• [What is needed]:
Any pictures should be left out; please print exactly the lines between the line with "Write a Python" and the line with "from bokeh.resources import INLINE", inclusive.

-----

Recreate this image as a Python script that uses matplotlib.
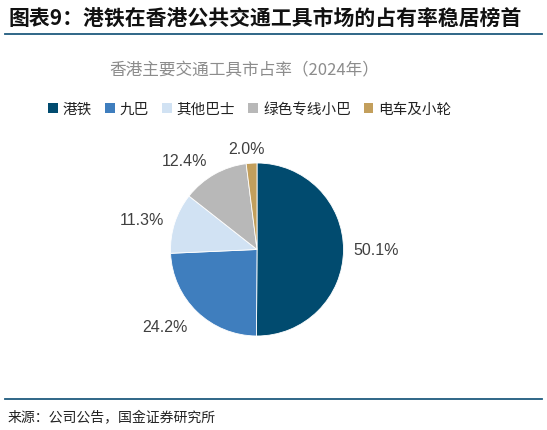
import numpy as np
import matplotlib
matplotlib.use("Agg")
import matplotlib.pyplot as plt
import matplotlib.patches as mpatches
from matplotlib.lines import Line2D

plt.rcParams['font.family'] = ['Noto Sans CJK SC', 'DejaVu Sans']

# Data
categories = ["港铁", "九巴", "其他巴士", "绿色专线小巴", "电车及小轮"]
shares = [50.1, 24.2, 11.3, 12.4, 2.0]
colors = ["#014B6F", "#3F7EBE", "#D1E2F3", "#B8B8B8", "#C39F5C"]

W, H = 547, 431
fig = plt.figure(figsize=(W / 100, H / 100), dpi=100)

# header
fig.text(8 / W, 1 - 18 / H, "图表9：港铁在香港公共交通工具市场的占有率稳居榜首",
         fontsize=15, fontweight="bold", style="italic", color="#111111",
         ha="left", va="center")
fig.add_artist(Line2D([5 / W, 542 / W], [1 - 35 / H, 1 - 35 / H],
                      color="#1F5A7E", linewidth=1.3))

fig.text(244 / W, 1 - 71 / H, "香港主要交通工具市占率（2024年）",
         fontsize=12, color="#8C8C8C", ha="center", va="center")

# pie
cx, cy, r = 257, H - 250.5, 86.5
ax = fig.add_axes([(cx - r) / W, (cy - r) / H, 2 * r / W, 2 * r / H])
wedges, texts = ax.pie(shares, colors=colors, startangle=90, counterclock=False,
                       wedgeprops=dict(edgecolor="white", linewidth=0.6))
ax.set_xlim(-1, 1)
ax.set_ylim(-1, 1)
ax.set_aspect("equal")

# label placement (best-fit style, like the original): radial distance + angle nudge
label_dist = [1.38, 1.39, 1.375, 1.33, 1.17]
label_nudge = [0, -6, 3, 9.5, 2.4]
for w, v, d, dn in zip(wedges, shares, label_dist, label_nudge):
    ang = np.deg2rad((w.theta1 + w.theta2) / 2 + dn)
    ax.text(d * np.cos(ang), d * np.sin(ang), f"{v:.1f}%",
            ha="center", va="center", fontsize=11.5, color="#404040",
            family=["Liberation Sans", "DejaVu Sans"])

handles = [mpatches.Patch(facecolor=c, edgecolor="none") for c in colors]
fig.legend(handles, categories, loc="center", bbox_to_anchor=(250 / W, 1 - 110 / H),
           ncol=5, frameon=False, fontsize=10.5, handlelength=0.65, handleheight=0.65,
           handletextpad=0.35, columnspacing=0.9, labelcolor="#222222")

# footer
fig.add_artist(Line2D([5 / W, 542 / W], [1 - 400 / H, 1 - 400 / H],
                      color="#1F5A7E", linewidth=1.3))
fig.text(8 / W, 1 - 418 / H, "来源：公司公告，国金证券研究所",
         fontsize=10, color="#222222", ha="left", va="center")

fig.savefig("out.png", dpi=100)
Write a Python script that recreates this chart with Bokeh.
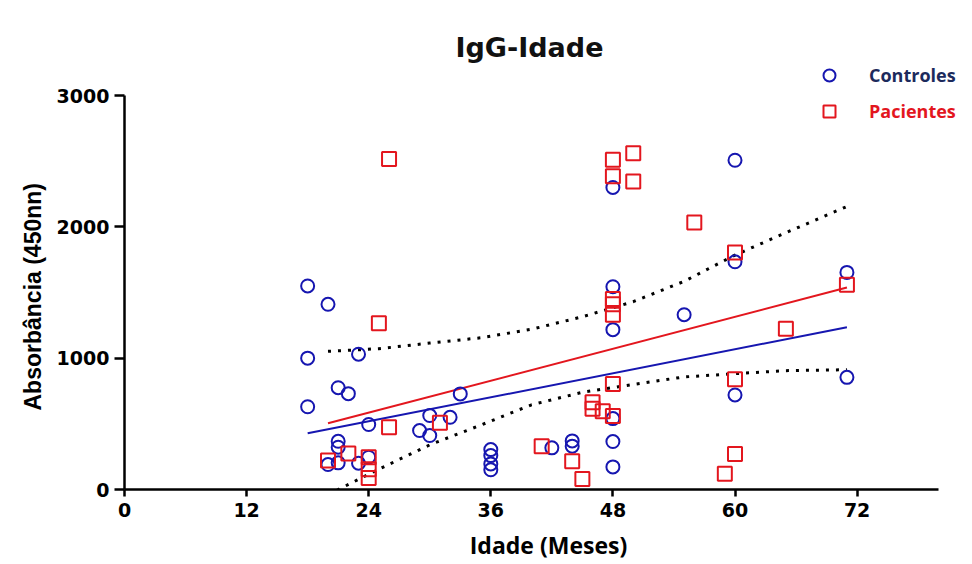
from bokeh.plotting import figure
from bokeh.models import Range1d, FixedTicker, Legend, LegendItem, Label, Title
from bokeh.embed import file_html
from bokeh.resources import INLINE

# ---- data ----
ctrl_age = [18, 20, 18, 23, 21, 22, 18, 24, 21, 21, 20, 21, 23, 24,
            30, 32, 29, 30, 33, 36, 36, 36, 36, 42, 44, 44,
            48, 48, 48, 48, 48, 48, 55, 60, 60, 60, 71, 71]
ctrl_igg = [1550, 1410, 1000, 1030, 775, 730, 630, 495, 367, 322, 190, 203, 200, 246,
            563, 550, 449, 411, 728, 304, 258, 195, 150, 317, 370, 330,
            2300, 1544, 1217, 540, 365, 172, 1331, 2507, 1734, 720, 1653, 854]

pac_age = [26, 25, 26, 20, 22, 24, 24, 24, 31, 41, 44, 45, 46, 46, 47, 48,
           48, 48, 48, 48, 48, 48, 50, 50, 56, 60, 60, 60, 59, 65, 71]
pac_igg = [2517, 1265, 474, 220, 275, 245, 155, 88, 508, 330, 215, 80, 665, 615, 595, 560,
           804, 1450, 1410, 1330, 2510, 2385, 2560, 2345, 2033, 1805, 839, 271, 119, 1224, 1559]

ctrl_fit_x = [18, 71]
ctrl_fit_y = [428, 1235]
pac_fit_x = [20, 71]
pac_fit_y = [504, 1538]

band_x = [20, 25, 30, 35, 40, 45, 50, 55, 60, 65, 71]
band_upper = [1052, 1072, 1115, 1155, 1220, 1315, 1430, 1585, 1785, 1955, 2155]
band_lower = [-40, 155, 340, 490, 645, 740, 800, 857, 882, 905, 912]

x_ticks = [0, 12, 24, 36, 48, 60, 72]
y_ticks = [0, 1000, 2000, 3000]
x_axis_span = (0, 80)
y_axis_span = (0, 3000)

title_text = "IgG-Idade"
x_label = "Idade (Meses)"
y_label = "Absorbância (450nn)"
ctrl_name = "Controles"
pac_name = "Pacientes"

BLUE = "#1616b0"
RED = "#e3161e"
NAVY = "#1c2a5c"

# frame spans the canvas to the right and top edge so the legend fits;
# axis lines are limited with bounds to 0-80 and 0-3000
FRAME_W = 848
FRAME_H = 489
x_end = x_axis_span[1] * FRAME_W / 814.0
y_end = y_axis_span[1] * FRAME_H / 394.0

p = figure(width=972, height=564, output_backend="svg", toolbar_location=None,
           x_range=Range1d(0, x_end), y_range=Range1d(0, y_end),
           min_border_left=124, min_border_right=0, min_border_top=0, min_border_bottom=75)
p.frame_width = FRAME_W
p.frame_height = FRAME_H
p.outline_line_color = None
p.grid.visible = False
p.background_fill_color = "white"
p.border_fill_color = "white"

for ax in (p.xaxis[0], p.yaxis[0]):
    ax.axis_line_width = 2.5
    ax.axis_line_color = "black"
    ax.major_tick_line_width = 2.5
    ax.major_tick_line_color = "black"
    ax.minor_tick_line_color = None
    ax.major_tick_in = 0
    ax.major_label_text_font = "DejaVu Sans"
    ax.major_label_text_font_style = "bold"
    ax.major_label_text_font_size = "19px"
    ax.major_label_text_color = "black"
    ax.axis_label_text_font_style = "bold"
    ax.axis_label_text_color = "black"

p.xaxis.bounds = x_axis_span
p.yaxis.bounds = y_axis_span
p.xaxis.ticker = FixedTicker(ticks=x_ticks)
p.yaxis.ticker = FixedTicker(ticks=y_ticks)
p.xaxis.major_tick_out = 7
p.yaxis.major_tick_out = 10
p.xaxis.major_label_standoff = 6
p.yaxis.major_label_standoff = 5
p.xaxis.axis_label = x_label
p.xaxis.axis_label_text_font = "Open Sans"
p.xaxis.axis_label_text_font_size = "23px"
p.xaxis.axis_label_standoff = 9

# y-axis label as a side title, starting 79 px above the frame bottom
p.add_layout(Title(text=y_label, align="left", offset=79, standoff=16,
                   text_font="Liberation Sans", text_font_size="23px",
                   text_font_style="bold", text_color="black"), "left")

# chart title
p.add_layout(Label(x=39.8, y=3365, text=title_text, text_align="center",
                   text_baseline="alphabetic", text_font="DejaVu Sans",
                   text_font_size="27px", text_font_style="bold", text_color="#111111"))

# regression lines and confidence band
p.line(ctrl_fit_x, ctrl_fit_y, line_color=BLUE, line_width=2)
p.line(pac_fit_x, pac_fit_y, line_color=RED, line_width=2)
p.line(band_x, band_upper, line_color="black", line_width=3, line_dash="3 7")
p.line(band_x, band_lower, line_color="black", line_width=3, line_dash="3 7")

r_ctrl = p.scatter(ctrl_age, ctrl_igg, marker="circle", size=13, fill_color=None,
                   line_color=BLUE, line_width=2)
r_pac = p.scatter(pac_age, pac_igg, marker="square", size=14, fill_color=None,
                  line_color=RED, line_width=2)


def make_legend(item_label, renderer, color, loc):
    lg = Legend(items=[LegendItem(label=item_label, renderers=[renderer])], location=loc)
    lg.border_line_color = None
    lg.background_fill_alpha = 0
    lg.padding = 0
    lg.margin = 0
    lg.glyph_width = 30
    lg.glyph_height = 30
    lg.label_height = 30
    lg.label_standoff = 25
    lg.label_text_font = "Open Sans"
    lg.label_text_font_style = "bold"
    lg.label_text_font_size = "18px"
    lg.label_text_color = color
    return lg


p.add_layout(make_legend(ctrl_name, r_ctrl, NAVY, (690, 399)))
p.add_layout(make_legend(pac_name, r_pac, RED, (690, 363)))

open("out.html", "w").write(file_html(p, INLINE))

-----

• [Output]:
Write a Python script that recreates this chart with Bokeh.
from bokeh.plotting import figure
from bokeh.models import Range1d, FixedTicker, Legend, LegendItem, Label, Title
from bokeh.embed import file_html
from bokeh.resources import INLINE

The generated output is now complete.